BD : Klezmer : tomes 1 à 4

Auteur : Joann Sfar
Editeur : Gallimard

Ce qui parait évident à la lecture de ces quatre premiers tomes de la série Klezmer, c’est que Joann Sfar est passé maître dans l’art de la pérégrination. Il entame un voyage, au même titre que ses personnages, aventure semi-aléatoire où l’on croit savoir où l’on va… tout en se laissant surprendre de temps en temps par le chemin des écoliers.

Le premier tome, c’est un peu celui du rassemblement. Celui de solitudes qui croisent leurs chemins les unes les autres pour finalement former un groupe éclectique d’amis en errance, avec pour principal lien la musique. Le Baron, clarinettiste aigri par la mort de ses compagnons musiciens. Yaacov, élève juif sans histoire jusqu’à ce qu’un seul vol impulsif l’exclue de sa communauté et l’oblige à se trouver une nouvelle identité. Tchokola, le gitan aux gros muscles. Vincenzo, le "bon juif" timide et terrifié à l’idée de transgresser les règles de sa religion. Et puis, Hava, la belle, la voix, celle qui attise la convoitise plus ou moins déclarée du jeune Yaacov et celle, plus introvertie, du Baron. Unissant leurs forces pour survivre, les membres du groupe erreront au fil de leur propre mélodie, récoltant les pièces pour se nourrir, avançant toujours au gré des opportunités et de leurs fantasmes.

Les deux tomes suivants vont plus les amener à s’apprendre les uns les autres, à confronter leurs valeurs, leurs fonctionnements, leurs erreurs. Toujours, avec comme fil conducteur, cette musique, reflet de ce qu’ils sont et de leurs émotions. Cette musique qui dit tout et pourtant hermétique aussi.
Le quatrième tome apporte par contre une coupure graphique avec les précédents. Plus décousu, alternant les mises en page (pleine page, mélanges ou cases "classiques") et les matières (crayon, pastel, aquarelle), on a vraiment l’impression que Sfar a écrit son histoire en dessin automatique. Incrustant dans le "récit" (qui a plus l’allure d’une scène centrale ouvrant la possibilité à diverses réflexions) des saynètes isolées de personnages toiles de fond, il laisse aussi penser que, finalement, s’il avait prévu quelque chose, ben tant pis, c’est quand même lui le Maître de l’histoire et s’il a envie de faire autrement, c’est son affaire. D’ailleurs, ce quatrième tome était annoncé par l’auteur en fin du troisième comme titré Kishimev des fous (où l’on devait retrouver nos héros revolvers au poing…). Que nenni !  Ce Trapèze volant a tous les airs d’une récréation hyperkinétique donnant le loisir aux personnages de montrer leur évolution, de nouvelles facettes de leur personnalité sans faire beaucoup avancer leur parcours. Intéressant, libre, explosé, ce tome.

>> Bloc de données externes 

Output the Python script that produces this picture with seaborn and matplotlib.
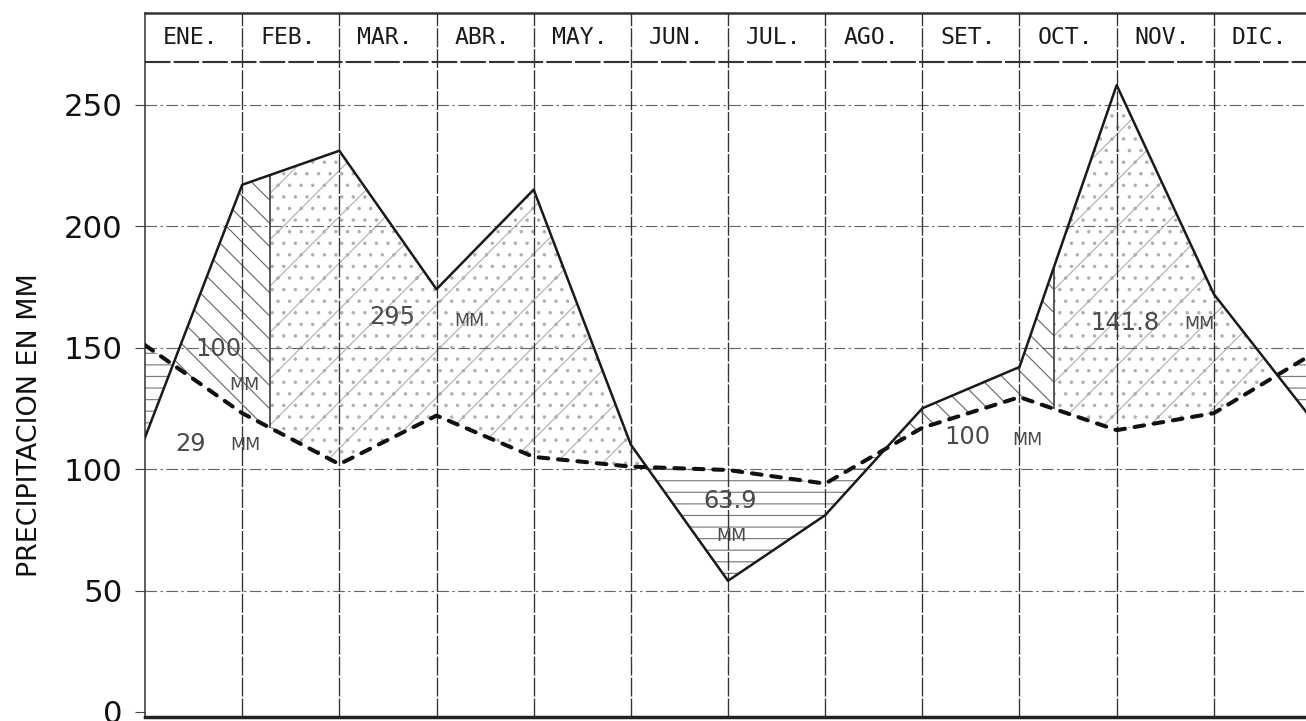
import numpy as np
import matplotlib
matplotlib.use("Agg")
import matplotlib.pyplot as plt
from matplotlib.patches import Rectangle
import seaborn as sns

# --- data -------------------------------------------------------------
months = ["ENE.", "FEB.", "MAR.", "ABR.", "MAY.", "JUN.",
          "JUL.", "AGO.", "SET.", "OCT.", "NOV.", "DIC."]
# values read at the month boundaries (13 vertices)
boundary = np.arange(13)
precip = [113, 217, 231, 174, 215, 110, 54, 81, 125, 142, 258, 172, 121]
evapo = [151, 123, 102, 122, 105, 101, 99.6, 94, 117, 129.6, 116, 123, 147]

# soil-water recharge ends where storage reaches 100 mm
recharge_spans = [(0.0, 1.29), (7.5, 9.35)]
surplus_spans = [(1.29, 7.5), (9.35, 12.0)]

# balance labels: (text, x, y, size)
balance_labels = [
    ("100", 0.76, 149.5, 12.5), ("MM", 1.02, 134.5, 9),
    ("29", 0.47, 110.5, 12.5), ("MM", 1.03, 110.0, 9),
    ("295", 2.54, 162.5, 12.5), ("MM", 3.34, 161.0, 9),
    ("63.9", 6.02, 87.0, 12.5), ("MM", 6.03, 72.5, 9),
    ("141.8", 10.08, 160.0, 12.5), ("MM", 10.85, 159.5, 9),
    ("100", 8.46, 113.0, 12.5), ("MM", 9.08, 112.0, 9),
]
yticks = [0, 50, 100, 150, 200, 250]

# --- style ------------------------------------------------------------
sns.set_style("white")
plt.rcParams["font.family"] = ["DejaVu Sans"]
plt.rcParams["hatch.linewidth"] = 0.6

DPI = 139
fig = plt.figure(figsize=(1306 / DPI, 721 / DPI), dpi=DPI)
ax = fig.add_axes([145 / 1306, 4 / 721, 1166 / 1306, 704 / 721])
ax.set_xlim(0, 12)
ax.set_ylim(-2.06, 287.7)

P = np.asarray(precip, float)
E = np.asarray(evapo, float)


def clip_to(coll, span):
    x0, x1 = span
    rect = Rectangle((x0, -10), x1 - x0, 400, transform=ax.transData)
    coll.set_clip_path(rect)


# deficit (evapotranspiration above rainfall): horizontal hatching
ax.fill_between(boundary, P, E, where=E >= P, interpolate=True,
                facecolor="none", edgecolor="#7a7a7a", hatch="--",
                linewidth=0)

# soil-water recharge: back-slash hatching
for span in recharge_spans:
    c = ax.fill_between(boundary, P, E, where=P >= E, interpolate=True,
                        facecolor="none", edgecolor="#6a6a6a",
                        hatch="\\\\", linewidth=0)
    clip_to(c, span)

# water surplus: sparse diagonals with faint fine dots
for span in surplus_spans:
    c = ax.fill_between(boundary, P, E, where=P >= E, interpolate=True,
                        facecolor="none", edgecolor="#b0b0b0",
                        hatch="/..", linewidth=0)
    clip_to(c, span)

# end-of-recharge marks
for x0, x1 in recharge_spans:
    ax.vlines(x1, np.interp(x1, boundary, E), np.interp(x1, boundary, P),
              color="#444", lw=0.9)

# grid: dash-dot horizontals, near-solid month verticals
for v in yticks[1:]:
    ax.axhline(v, color="#666", lw=0.6, ls=(0, (10, 3, 2, 3)), zorder=1)
for b in boundary[1:-1]:
    ax.axvline(b, color="#333", lw=0.7, ls=(0, (14, 1.5)), zorder=1)

# header band with month names
ax.axhline(267.5, color="#333", lw=1.1, ls=(0, (12, 1.5)))
for i, m in enumerate(months):
    ax.text(i + 0.47, 277.6, m, ha="center", va="center",
            family="DejaVu Sans Mono", fontsize=12, color="#1a1a1a")

# precipitation (solid) and potential evapotranspiration (heavy dashes)
sns.lineplot(x=boundary, y=precip, ax=ax, color="#1a1a1a", lw=1.3,
             zorder=4)
sns.lineplot(x=boundary, y=evapo, ax=ax, color="#111", lw=2.1, zorder=4)
ax.lines[-1].set_dashes((2.4, 2.4))
ax.lines[-1].set_dash_capstyle("round")

for txt, x, y, s in balance_labels:
    ax.text(x, y, txt, ha="center", va="center", fontsize=s,
            color="#4a4a4a", zorder=5)

# axes frame and ticks
ax.set_xticks([])
ax.set_yticks(yticks)
ax.set_yticklabels([str(v) for v in yticks], fontsize=16, color="#111")
ax.tick_params(axis="y", direction="out", length=5, width=0.6,
               pad=6.5, left=True, color="#444")
ax.spines["right"].set_visible(False)
ax.spines["left"].set_color("#333")
ax.spines["left"].set_linewidth(0.8)
ax.spines["top"].set_color("#333")
ax.spines["top"].set_linewidth(1.3)
ax.spines["bottom"].set_color("#222")
ax.spines["bottom"].set_linewidth(1.8)
ax.set_xlabel("")
ax.set_ylabel("")

fig.text(30 / 1306, 1 - 425 / 721, "PRECIPITACION EN MM", rotation=90,
         ha="center", va="center", fontsize=14, color="#111")

fig.savefig("out.png", dpi=DPI)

On sent cette audace, cette auto-permission de Sfar d’aller dans le sens qui lui correspond au moment où il crée. Beaucoup d’humour, de texture, d’atmosphère mais un peu de désordre dans cette série, donc, qui offre en plus, dans les trois premiers tome, un épilogue version journal où Sfar donne ses impressions concernant l’aquarelle, la ville d’Odessa, des anecdotes familiales, etc.

On attend la suite pour encore nous déboussoler agréablement.